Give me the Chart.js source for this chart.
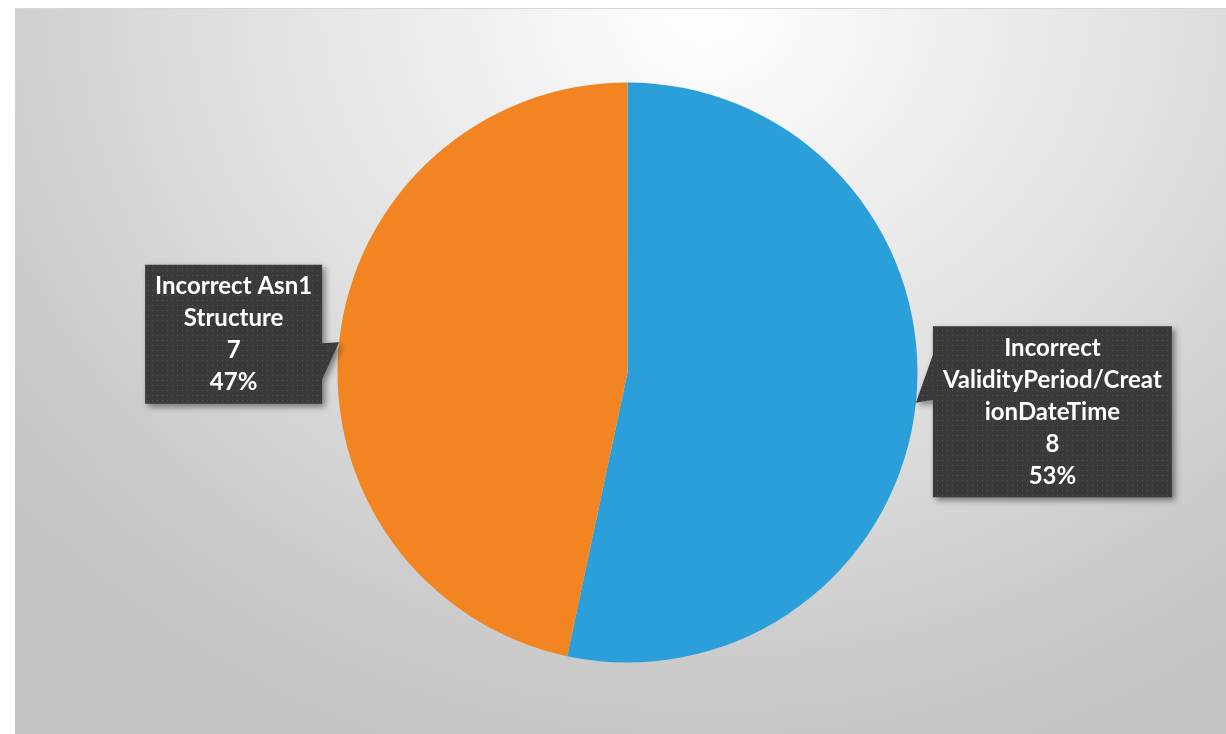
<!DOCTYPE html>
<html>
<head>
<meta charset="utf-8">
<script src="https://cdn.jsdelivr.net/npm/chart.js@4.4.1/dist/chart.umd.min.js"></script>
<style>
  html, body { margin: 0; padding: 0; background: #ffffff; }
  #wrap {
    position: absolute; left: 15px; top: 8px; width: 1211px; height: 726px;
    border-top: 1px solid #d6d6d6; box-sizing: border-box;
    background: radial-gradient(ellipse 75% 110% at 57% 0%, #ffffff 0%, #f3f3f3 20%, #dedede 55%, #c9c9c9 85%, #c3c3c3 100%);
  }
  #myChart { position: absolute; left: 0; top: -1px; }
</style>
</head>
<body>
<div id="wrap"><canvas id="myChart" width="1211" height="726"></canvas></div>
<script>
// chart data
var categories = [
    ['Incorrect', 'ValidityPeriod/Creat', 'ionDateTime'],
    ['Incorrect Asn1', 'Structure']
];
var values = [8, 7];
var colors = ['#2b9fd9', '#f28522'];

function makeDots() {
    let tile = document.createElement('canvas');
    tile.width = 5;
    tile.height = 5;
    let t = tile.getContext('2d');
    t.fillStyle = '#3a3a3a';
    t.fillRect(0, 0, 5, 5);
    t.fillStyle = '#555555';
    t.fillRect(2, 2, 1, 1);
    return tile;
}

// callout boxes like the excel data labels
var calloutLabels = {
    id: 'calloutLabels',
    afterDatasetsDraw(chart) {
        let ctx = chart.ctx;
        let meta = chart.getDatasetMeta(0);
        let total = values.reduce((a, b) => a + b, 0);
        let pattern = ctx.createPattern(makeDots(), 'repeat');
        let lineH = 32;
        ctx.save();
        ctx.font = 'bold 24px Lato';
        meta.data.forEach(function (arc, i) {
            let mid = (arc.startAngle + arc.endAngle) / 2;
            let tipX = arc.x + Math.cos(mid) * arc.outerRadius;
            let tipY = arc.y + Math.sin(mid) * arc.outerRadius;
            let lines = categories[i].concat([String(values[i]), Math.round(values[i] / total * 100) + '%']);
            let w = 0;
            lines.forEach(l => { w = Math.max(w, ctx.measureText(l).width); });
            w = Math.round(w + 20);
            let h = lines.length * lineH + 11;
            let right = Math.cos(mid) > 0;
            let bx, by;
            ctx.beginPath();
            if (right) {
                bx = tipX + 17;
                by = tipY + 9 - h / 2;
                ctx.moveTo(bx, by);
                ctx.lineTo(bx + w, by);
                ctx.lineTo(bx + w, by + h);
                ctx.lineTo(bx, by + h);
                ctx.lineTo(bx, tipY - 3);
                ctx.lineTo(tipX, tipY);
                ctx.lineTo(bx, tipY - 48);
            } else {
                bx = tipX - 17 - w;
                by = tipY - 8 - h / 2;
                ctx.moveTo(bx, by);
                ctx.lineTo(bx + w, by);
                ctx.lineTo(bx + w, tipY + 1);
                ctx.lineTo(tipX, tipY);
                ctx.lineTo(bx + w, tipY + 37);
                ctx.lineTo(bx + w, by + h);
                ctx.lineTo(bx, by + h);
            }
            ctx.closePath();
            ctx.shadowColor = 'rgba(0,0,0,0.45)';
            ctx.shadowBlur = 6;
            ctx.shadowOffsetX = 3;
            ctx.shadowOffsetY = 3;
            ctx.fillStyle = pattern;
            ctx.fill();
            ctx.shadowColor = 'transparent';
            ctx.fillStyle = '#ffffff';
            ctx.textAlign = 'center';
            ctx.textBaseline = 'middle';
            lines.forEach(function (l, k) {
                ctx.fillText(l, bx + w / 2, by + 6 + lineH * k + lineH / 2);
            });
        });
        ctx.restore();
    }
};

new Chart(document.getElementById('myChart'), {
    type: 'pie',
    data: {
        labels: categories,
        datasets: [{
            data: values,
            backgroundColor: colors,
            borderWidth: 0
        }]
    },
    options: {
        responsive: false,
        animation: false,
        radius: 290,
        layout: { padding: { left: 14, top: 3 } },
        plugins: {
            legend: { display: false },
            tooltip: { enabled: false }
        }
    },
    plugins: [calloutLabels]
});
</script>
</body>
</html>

== What the task requires ==
Copy every line of the data word for word, omitting the images.

== Full solution ==
Give me the Chart.js source for this chart.
<!DOCTYPE html>
<html>
<head>
<meta charset="utf-8">
<script src="https://cdn.jsdelivr.net/npm/chart.js@4.4.1/dist/chart.umd.min.js"></script>
<style>
  html, body { margin: 0; padding: 0; background: #ffffff; }
  #wrap {
    position: absolute; left: 15px; top: 8px; width: 1211px; height: 726px;
    border-top: 1px solid #d6d6d6; box-sizing: border-box;
    background: radial-gradient(ellipse 75% 110% at 57% 0%, #ffffff 0%, #f3f3f3 20%, #dedede 55%, #c9c9c9 85%, #c3c3c3 100%);
  }
  #myChart { position: absolute; left: 0; top: -1px; }
</style>
</head>
<body>
<div id="wrap"><canvas id="myChart" width="1211" height="726"></canvas></div>
<script>
// chart data
var categories = [
    ['Incorrect', 'ValidityPeriod/Creat', 'ionDateTime'],
    ['Incorrect Asn1', 'Structure']
];
var values = [8, 7];
var colors = ['#2b9fd9', '#f28522'];

function makeDots() {
    let tile = document.createElement('canvas');
    tile.width = 5;
    tile.height = 5;
    let t = tile.getContext('2d');
    t.fillStyle = '#3a3a3a';
    t.fillRect(0, 0, 5, 5);
    t.fillStyle = '#555555';
    t.fillRect(2, 2, 1, 1);
    return tile;
}

// callout boxes like the excel data labels
var calloutLabels = {
    id: 'calloutLabels',
    afterDatasetsDraw(chart) {
        let ctx = chart.ctx;
        let meta = chart.getDatasetMeta(0);
        let total = values.reduce((a, b) => a + b, 0);
        let pattern = ctx.createPattern(makeDots(), 'repeat');
        let lineH = 32;
        ctx.save();
        ctx.font = 'bold 24px Lato';
        meta.data.forEach(function (arc, i) {
            let mid = (arc.startAngle + arc.endAngle) / 2;
            let tipX = arc.x + Math.cos(mid) * arc.outerRadius;
            let tipY = arc.y + Math.sin(mid) * arc.outerRadius;
            let lines = categories[i].concat([String(values[i]), Math.round(values[i] / total * 100) + '%']);
            let w = 0;
            lines.forEach(l => { w = Math.max(w, ctx.measureText(l).width); });
            w = Math.round(w + 20);
            let h = lines.length * lineH + 11;
            let right = Math.cos(mid) > 0;
            let bx, by;
            ctx.beginPath();
            if (right) {
                bx = tipX + 17;
                by = tipY + 9 - h / 2;
                ctx.moveTo(bx, by);
                ctx.lineTo(bx + w, by);
                ctx.lineTo(bx + w, by + h);
                ctx.lineTo(bx, by + h);
                ctx.lineTo(bx, tipY - 3);
                ctx.lineTo(tipX, tipY);
                ctx.lineTo(bx, tipY - 48);
            } else {
                bx = tipX - 17 - w;
                by = tipY - 8 - h / 2;
                ctx.moveTo(bx, by);
                ctx.lineTo(bx + w, by);
                ctx.lineTo(bx + w, tipY + 1);
                ctx.lineTo(tipX, tipY);
                ctx.lineTo(bx + w, tipY + 37);
                ctx.lineTo(bx + w, by + h);
                ctx.lineTo(bx, by + h);
            }
            ctx.closePath();
            ctx.shadowColor = 'rgba(0,0,0,0.45)';
            ctx.shadowBlur = 6;
            ctx.shadowOffsetX = 3;
            ctx.shadowOffsetY = 3;
            ctx.fillStyle = pattern;
            ctx.fill();
            ctx.shadowColor = 'transparent';
            ctx.fillStyle = '#ffffff';
            ctx.textAlign = 'center';
            ctx.textBaseline = 'middle';
            lines.forEach(function (l, k) {
                ctx.fillText(l, bx + w / 2, by + 6 + lineH * k + lineH / 2);
            });
        });
        ctx.restore();
    }
};

new Chart(document.getElementById('myChart'), {
    type: 'pie',
    data: {
        labels: categories,
        datasets: [{
            data: values,
            backgroundColor: colors,
            borderWidth: 0
        }]
    },
    options: {
        responsive: false,
        animation: false,
        radius: 290,
        layout: { padding: { left: 14, top: 3 } },
        plugins: {
            legend: { display: false },
            tooltip: { enabled: false }
        }
    },
    plugins: [calloutLabels]
});
</script>
</body>
</html>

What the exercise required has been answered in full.